--- start of Data listing ---
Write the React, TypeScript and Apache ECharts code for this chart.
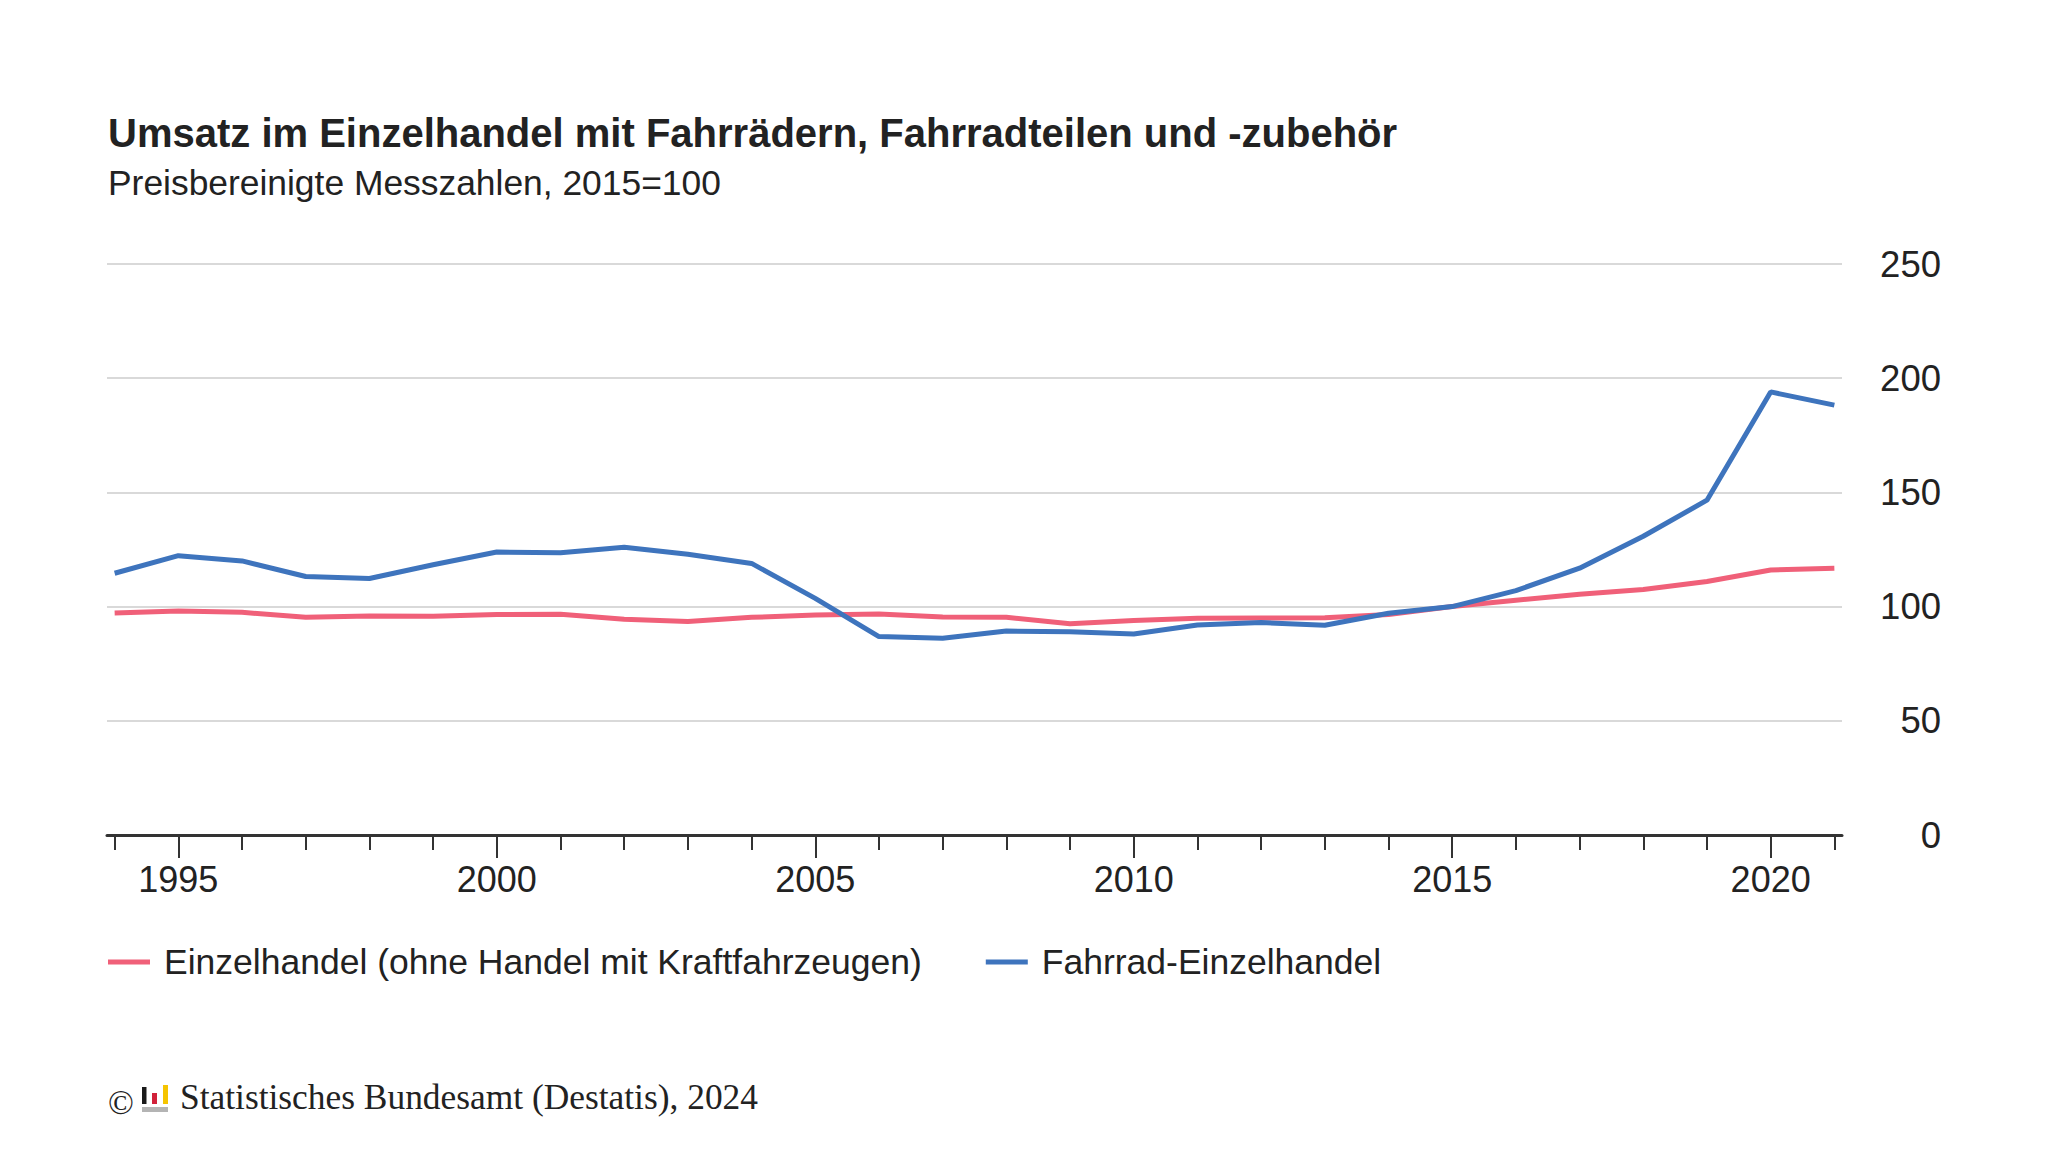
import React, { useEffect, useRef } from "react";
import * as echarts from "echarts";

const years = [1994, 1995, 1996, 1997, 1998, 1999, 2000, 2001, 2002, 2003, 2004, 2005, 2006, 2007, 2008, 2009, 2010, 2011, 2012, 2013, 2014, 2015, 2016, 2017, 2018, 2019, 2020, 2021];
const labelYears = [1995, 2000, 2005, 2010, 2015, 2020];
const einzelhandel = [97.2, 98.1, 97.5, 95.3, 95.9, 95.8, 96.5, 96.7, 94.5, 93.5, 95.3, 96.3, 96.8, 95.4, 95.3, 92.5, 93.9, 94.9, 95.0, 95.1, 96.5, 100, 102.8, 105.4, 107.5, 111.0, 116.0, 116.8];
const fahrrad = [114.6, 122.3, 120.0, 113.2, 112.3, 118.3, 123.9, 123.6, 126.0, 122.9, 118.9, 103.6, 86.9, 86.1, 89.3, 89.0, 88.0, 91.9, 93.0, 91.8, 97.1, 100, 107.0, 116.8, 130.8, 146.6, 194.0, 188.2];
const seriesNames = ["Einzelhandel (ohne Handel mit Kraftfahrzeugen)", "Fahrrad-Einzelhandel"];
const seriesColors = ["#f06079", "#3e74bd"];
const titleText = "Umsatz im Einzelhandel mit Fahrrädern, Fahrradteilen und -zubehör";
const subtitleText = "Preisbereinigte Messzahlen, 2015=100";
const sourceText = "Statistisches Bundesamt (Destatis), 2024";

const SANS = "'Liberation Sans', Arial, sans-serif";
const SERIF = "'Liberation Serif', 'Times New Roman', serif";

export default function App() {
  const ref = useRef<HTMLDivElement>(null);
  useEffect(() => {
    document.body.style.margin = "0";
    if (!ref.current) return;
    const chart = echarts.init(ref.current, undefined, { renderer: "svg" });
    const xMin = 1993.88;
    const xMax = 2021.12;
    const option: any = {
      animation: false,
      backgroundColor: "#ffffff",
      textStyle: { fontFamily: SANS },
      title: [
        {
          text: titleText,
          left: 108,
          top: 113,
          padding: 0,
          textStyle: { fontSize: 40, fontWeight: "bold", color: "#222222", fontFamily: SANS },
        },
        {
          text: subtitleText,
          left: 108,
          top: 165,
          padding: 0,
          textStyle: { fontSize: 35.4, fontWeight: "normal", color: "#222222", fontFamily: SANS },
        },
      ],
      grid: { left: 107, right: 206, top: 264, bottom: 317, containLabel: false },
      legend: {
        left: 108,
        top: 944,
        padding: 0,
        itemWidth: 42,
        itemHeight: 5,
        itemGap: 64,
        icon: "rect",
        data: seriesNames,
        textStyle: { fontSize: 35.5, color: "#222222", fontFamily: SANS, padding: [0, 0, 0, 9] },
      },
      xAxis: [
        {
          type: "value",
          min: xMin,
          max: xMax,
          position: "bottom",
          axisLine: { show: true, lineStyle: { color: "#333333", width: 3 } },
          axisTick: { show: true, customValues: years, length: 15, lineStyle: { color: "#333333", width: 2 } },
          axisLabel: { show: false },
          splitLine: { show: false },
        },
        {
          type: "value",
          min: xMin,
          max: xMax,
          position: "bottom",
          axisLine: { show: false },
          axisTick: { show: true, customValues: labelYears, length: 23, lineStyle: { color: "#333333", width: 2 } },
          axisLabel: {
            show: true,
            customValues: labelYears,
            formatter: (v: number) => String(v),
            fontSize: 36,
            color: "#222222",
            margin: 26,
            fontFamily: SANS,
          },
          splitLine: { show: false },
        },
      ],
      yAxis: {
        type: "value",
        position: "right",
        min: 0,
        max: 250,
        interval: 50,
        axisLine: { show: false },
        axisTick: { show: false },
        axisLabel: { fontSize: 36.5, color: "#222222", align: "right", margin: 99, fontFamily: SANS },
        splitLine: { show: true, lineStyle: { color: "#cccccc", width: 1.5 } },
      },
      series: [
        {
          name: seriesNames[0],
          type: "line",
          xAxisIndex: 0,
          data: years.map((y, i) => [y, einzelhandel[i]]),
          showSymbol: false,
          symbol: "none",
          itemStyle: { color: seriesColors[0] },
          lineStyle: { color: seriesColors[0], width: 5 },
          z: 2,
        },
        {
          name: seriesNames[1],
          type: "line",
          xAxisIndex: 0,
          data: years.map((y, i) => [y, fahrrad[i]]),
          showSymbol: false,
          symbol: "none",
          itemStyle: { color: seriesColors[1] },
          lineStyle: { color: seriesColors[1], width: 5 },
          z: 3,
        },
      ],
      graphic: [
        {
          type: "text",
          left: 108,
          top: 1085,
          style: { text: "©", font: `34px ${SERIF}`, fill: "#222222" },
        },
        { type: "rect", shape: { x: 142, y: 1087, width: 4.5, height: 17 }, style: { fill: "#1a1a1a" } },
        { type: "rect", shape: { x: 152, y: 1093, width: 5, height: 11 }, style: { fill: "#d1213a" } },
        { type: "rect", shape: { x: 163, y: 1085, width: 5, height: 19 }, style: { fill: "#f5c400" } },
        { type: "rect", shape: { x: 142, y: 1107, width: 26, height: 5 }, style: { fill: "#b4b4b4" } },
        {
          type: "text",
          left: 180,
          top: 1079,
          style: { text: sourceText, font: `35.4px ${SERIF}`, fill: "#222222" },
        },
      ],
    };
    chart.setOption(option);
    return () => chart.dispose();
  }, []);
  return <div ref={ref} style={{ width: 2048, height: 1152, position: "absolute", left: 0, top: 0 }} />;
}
--- end of Data listing ---
--- start of Data listing ---
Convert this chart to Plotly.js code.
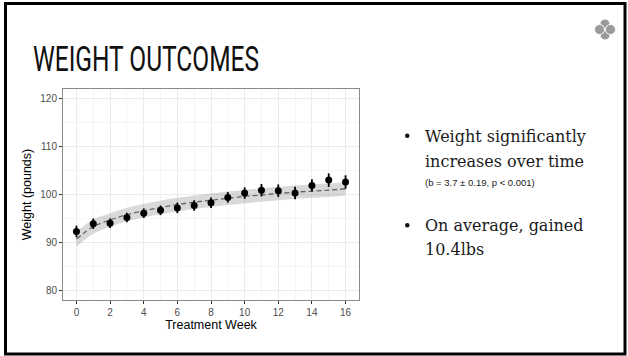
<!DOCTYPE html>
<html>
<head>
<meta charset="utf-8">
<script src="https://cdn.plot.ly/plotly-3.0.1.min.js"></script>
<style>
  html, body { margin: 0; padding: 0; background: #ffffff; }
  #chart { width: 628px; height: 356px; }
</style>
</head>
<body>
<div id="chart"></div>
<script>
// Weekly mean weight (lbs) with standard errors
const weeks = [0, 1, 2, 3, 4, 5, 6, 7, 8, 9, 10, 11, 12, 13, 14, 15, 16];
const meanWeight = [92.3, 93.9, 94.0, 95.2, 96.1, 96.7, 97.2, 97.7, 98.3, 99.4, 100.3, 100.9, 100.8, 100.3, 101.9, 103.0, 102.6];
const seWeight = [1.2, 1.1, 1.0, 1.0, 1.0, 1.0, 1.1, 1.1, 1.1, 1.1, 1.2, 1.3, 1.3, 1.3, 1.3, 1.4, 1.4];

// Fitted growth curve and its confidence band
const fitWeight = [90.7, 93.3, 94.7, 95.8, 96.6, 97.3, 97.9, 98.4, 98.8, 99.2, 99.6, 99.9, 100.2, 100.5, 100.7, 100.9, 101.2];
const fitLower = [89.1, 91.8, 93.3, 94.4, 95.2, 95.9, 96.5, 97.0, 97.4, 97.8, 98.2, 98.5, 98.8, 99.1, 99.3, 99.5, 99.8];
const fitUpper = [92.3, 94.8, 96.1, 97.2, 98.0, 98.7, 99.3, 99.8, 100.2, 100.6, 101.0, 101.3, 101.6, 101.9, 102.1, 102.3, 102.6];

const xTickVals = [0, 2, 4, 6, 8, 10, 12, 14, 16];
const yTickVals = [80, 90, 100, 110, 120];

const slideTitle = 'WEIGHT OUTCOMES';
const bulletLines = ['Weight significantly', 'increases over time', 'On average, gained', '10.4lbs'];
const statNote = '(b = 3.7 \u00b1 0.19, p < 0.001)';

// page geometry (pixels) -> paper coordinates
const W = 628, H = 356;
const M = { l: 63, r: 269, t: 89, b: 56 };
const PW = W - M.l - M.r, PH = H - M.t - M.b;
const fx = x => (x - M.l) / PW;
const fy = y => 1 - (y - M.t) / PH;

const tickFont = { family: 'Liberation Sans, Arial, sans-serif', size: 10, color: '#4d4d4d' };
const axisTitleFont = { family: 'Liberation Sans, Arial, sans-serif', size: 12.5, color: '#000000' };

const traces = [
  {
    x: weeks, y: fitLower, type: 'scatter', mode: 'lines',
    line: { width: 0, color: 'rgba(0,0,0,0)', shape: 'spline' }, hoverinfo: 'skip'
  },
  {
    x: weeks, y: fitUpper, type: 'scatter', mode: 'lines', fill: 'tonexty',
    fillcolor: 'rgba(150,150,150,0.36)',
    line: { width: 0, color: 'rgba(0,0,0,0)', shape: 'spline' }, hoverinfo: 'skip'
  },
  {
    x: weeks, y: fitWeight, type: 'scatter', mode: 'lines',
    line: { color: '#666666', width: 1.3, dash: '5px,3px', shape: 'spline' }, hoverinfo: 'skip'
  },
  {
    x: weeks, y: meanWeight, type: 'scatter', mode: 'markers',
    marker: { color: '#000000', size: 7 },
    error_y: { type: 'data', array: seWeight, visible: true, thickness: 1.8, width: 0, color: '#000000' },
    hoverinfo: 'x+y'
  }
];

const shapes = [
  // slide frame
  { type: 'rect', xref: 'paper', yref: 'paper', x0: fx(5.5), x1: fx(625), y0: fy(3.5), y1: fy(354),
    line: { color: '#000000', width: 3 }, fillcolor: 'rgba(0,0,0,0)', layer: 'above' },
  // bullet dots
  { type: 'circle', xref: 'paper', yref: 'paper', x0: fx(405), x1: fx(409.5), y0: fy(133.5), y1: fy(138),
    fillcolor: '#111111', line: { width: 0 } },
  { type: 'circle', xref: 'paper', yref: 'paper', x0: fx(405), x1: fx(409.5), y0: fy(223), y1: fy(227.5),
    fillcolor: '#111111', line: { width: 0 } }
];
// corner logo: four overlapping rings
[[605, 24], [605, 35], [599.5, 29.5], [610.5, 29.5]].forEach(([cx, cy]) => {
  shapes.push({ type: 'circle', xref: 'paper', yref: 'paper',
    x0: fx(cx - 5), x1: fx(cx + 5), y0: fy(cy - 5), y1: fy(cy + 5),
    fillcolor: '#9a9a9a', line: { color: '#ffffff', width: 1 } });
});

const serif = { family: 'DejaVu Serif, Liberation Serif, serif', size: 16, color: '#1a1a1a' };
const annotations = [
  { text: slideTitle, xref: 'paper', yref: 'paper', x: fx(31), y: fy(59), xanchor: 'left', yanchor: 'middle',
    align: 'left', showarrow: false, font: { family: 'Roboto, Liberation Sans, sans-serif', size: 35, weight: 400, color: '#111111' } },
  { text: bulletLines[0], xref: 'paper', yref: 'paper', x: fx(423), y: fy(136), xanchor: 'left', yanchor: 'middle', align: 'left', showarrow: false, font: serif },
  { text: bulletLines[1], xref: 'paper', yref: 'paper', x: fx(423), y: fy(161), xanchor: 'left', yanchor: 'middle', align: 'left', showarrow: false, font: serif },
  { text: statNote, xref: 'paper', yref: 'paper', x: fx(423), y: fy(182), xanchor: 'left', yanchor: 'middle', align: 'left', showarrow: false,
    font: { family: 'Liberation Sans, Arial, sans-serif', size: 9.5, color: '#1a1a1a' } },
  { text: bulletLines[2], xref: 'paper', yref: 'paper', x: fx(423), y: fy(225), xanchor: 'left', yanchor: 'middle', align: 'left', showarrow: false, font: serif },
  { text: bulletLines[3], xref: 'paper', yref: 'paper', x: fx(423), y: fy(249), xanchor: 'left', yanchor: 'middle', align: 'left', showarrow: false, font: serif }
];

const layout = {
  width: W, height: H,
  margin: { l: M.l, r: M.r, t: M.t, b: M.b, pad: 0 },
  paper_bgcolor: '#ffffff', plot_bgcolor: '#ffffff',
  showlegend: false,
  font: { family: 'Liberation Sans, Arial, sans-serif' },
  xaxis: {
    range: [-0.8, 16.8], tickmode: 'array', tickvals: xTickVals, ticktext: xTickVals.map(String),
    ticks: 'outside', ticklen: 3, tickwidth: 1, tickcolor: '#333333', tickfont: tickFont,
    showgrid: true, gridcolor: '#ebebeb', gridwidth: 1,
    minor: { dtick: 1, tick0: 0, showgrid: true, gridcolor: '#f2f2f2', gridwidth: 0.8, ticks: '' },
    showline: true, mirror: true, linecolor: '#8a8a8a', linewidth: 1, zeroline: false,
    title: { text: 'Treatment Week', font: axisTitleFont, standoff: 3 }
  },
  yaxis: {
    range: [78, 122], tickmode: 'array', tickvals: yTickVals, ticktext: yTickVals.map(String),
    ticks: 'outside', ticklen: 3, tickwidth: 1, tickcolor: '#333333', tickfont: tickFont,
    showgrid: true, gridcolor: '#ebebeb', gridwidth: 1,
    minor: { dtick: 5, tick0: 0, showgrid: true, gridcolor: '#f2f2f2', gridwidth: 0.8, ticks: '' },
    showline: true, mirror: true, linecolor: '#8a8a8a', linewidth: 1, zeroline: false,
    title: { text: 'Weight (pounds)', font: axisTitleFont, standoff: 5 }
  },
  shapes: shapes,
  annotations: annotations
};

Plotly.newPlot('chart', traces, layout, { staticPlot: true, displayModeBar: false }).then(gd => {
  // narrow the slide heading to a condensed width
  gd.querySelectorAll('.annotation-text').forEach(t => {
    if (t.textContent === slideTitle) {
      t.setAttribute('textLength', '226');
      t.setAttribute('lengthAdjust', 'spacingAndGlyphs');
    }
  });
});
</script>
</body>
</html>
--- end of Data listing ---
# What is needed
With the pictures removed from your copy, retype the lines above from the one that contains "Write the React, TypeScript" through the one that contains "import * as", exactly.

# Result for this task
Write the React, TypeScript and Apache ECharts code for this chart.
import React, { useEffect, useRef } from "react";
import * as echarts from "echarts";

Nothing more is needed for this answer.